Darcy Stacom, Queen of the Skyscrapers and broker of Atlantic Yards to Greenland USA, leaves CBRE.

‘Skyscraper queen’ leaves CBRE as New York property crisis deepens, the Financial Times reported Feb. 5:

Darcy Stacom, one of the most powerful figures in New York City real estate, is leaving brokerage firm CBRE after 22 years in a further sign of the crisis upending commercial property. Stacom, dubbed the Queen of the Skyscrapers for her record-breaking sales of Manhattan towers, is starting a boutique advisory firm, Stacom CRE, to guide clients through a real estate market that is now in turmoil after a generation of rising valuations.
The move implies she's winding down a career that includes the sale of the General Motors Building  and Peter Cooper Village and Stuyvesant Town. 

Real estate observer Hiten Samtani called it an "unceremonious exit," adding "Still has a fabulous Rolodex and knowledge and can pull off a big deal here and there, but at least for now chatter is that it won't be a real player in the space."

About Atlantic Yards

Unmentioned in that article--or any of the subsequent coverage--is that Stacom in 2013 brokered the sale of 70% of Atlantic Yards going forward--excepting the arena and the B2 tower--from Forest City Enterprises to Greenland USA, the new arm of Shanghai-based Greenland Holding Corp.

"Well, Greenland is building 300 buildings a year, and I think something like 50 of them are over 50 stories, a bunch of them are over 100, so this is an incredibly sophisticated developer," Stacom said in an early 2014 interview with Crain's New York Business, as I reported. "And we looked at who were major players globally and who were major builders globally, that could look at the size and scale of this project, and say This is of interest to me."
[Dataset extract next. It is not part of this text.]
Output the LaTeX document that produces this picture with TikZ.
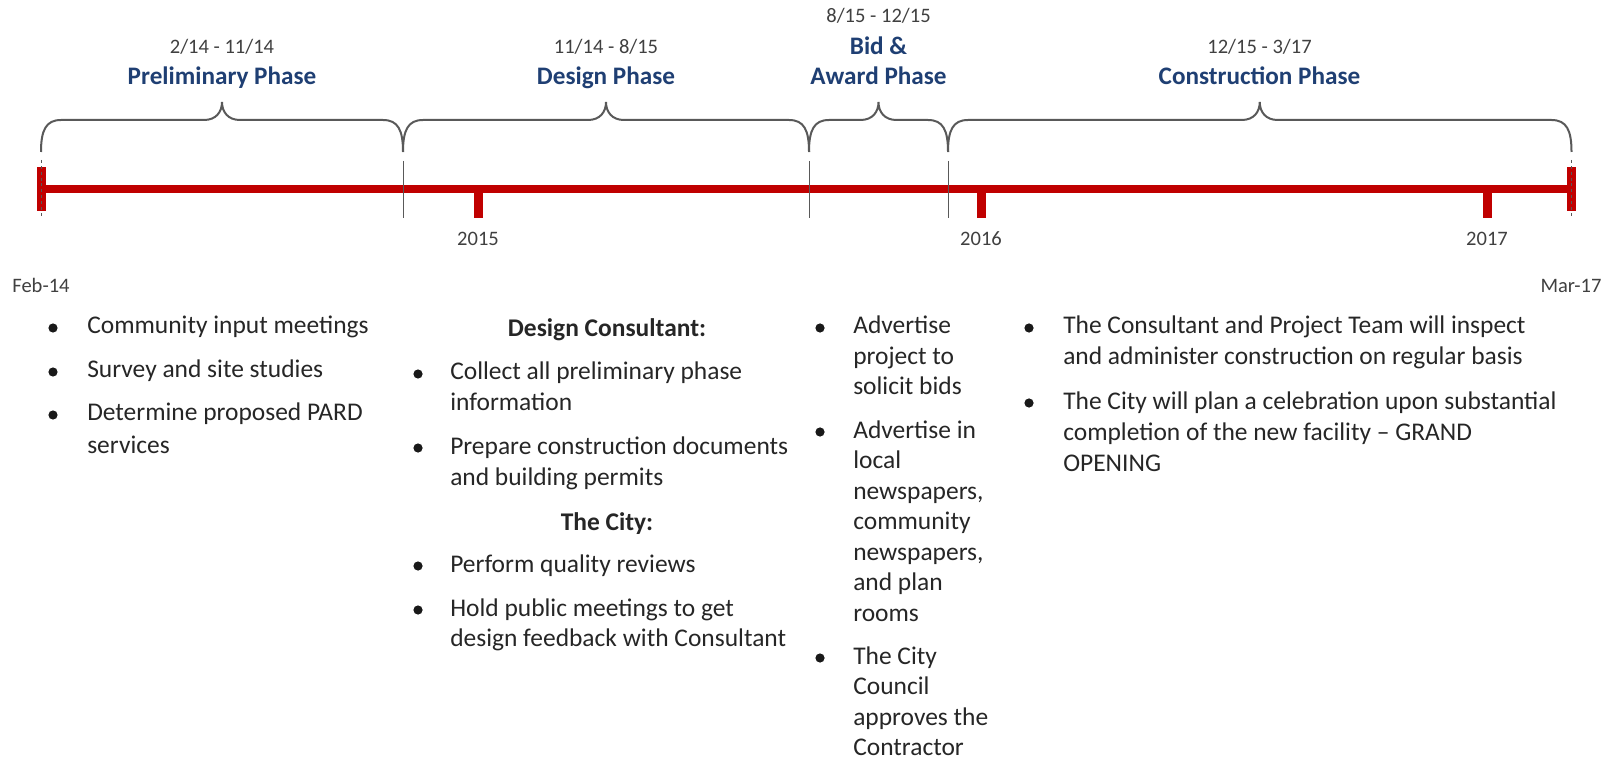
\documentclass[tikz,border=0pt]{standalone}
\usepackage{fontspec}
\setmainfont{Carlito}
\definecolor{tlred}{HTML}{C00000}
\definecolor{phaseblue}{HTML}{1F3F73}
\definecolor{bracegray}{HTML}{595959}
\definecolor{txt}{HTML}{262626}
\definecolor{smalltxt}{HTML}{404040}
\newcommand{\phasebrace}[2]{%
  \pgfmathsetmacro{\bm}{(#1+#2)/2}%
  \draw[brace] (#1,152) .. controls (#1,130) and (#1+5,120) .. (#1+20,120)
    -- (\bm-18,120) .. controls (\bm-6,120) and (\bm,112) .. (\bm,102)
    .. controls (\bm,112) and (\bm+6,120) .. (\bm+18,120)
    -- (#2-20,120) .. controls (#2-5,120) and (#2,130) .. (#2,152);}
\begin{document}
\begin{tikzpicture}[x=0.75pt,y=-0.75pt,
  body/.style={font=\fontsize{19.1}{23}\selectfont, text=txt, inner sep=0pt, anchor=base west},
  head/.style={font=\fontsize{19.1}{23}\selectfont\bfseries, text=txt, inner sep=0pt, anchor=base},
  phase/.style={font=\fontsize{18.9}{23}\selectfont\bfseries, text=phaseblue, inner sep=0pt, anchor=base},
  lbl/.style={font=\fontsize{15.4}{18}\selectfont, text=smalltxt, inner sep=0pt, anchor=base},
  bul/.style={circle, fill=black!90, inner sep=0pt, minimum size=6.9pt},
  brace/.style={draw=bracegray, line width=1.5pt},
  divider/.style={draw=bracegray, line width=0.7pt},
  capdash/.style={draw=bracegray, line width=0.6pt, dash pattern=on 2.2pt off 2.2pt}
]
\path[use as bounding box] (0,0) rectangle (1608,762);

% timeline bar, caps and year ticks
\fill[tlred] (41,185) rectangle (1571,193);
\fill[tlred] (37,167) rectangle (46,211);
\fill[tlred] (1567,167) rectangle (1576,211);
\fill[tlred] (473.5,189) rectangle (482.5,218);
\fill[tlred] (976.5,189) rectangle (985.5,218);
\fill[tlred] (1482.5,189) rectangle (1491.5,218);
\draw[capdash] (41,160) -- (41,216);
\draw[capdash] (1571.5,160) -- (1571.5,216);

% phase dividers
\draw[divider] (403,161) -- (403,218);
\draw[divider] (809,161) -- (809,218);
\draw[divider] (948,161) -- (948,218);

% braces
\phasebrace{41}{403}
\phasebrace{403}{809}
\phasebrace{809}{948}
\phasebrace{948}{1571.5}

% phase headers
\node[lbl] (d1) at (222,54) {2/14 - 11/14};
\node[phase] (p1) at (222,85) {Preliminary Phase};
\node[lbl] (d2) at (606,54) {11/14 - 8/15};
\node[phase] (p2) at (606,85) {Design Phase};
\node[lbl] (d3) at (878.5,23) {8/15 - 12/15};
\node[phase] (p3a) at (878.5,55) {Bid \&};
\node[phase] (p3b) at (878.5,85) {Award Phase};
\node[lbl] (d4) at (1259.5,54) {12/15 - 3/17};
\node[phase] (p4) at (1259.5,85) {Construction Phase};

% axis labels
\node[lbl] (y15) at (478,246) {2015};
\node[lbl] (y16) at (981,246) {2016};
\node[lbl] (y17) at (1487,246) {2017};
\node[lbl] (feb) at (41,293) {Feb-14};
\node[lbl] (mar) at (1571,293) {Mar-17};

% column 1
\node[bul] (c1b1) at (53,328) {};
\node[body] (c1a) at (87,334) {Community input meetings};
\node[bul] (c1b2) at (53,372) {};
\node[body] (c1b) at (87,378) {Survey and site studies};
\node[bul] (c1b3) at (53,415) {};
\node[body] (c1c) at (87,421) {Determine proposed PARD};
\node[body] (c1d) at (87,453) {services};

% column 2
\node[head] (c2h1) at (607,337) {Design Consultant:};
\node[bul] (c2b1) at (418,374) {};
\node[body] (c2a) at (450,380) {Collect all preliminary phase};
\node[body] (c2b) at (450,411) {information};
\node[bul] (c2b2) at (418,448) {};
\node[body] (c2c) at (450,454) {Prepare construction documents};
\node[body] (c2d) at (450,485) {and building permits};
\node[head] (c2h2) at (607,530) {The City:};
\node[bul] (c2b3) at (418,566) {};
\node[body] (c2e) at (450,572) {Perform quality reviews};
\node[bul] (c2b4) at (418,610) {};
\node[body] (c2f) at (450,616) {Hold public meetings to get};
\node[body] (c2g) at (450,646) {design feedback with Consultant};

% column 3
\node[bul] (c3b1) at (820,328) {};
\node[body] (c3a) at (853,334) {Advertise};
\node[body] (c3b) at (853,364.5) {project to};
\node[body] (c3c) at (853,395) {solicit bids};
\node[bul] (c3b2) at (820,432) {};
\node[body] (c3d) at (853,438) {Advertise in};
\node[body] (c3e) at (853,468.5) {local};
\node[body] (c3f) at (853,499) {newspapers,};
\node[body] (c3g) at (853,529.5) {community};
\node[body] (c3h) at (853,560) {newspapers,};
\node[body] (c3i) at (853,590.5) {and plan};
\node[body] (c3j) at (853,621) {rooms};
\node[bul] (c3b3) at (820,658) {};
\node[body] (c3k) at (853,664) {The City};
\node[body] (c3l) at (853,694.5) {Council};
\node[body] (c3m) at (853,725) {approves the};
\node[body] (c3n) at (853,755) {Contractor};

% column 4
\node[bul] (c4b1) at (1029,328) {};
\node[body] (c4a) at (1063,334) {The Consultant and Project Team will inspect};
\node[body] (c4b) at (1063,365) {and administer construction on regular basis};
\node[bul] (c4b2) at (1029,403) {};
\node[body] (c4c) at (1063,409) {The City will plan a celebration upon substantial};
\node[body] (c4d) at (1063,440) {completion of the new facility – GRAND};
\node[body] (c4e) at (1063,471) {OPENING};
\end{tikzpicture}
\end{document}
"They came in for their first visit. I actually happened to take them out for the tour in Brooklyn and by the time they got done, they said, We'd like to have dinner with Bruce Ratner. Tonight?" she recalled, chuckling. "Actually, MaryAnne Gilmartin, the president, came in, and it just built from there. They were quick, they were decisive. I think they were disappointed it was only 6 and a half million feet." 

Greenland's risks

Asked if Chinese investors might be wary of investing based on Japanese investors' ill-fated foray into New York in the 1990s, Stacom said it was a matter of a short-term focus. "If you invest for the long term," she said, "this market always comes up with new highs."

At the time, I quipped: and now they can take advantage of EB-5 financing, too!

It turns out that even that low-cost financing didn't help, and Greenland USA has run aground, facing foreclosure of its interest in six railyard sites, the collateral in its loans from EB-5 investors. (Greenland in 2014 renamed the project Pacific Park and in 2018 took over all but 5% of Forest City's remaining stake.) 

Greenland clearly had a flawed crystal ball. That was evident in a November 2013 Wall Street Journal report quoting Greenland Chairman, Zhang Yuliang, who claimed--absurdly, in retrospect--before the Forest City deal closed that they could finish the project in eight years.

Maybe Stacom's right that, in the long term, the Atlantic Yards/Pacific Park site will be valuable. In the short term, the cost of the platform and paying for railyard development rights, especially in the absence of a successor to the 421-a tax break, has stymied progress.

But who knows--maybe her new Stacom CRE will get involved in the project's future, helping find new buyers in the foreclosure auction, or maybe its aftermath.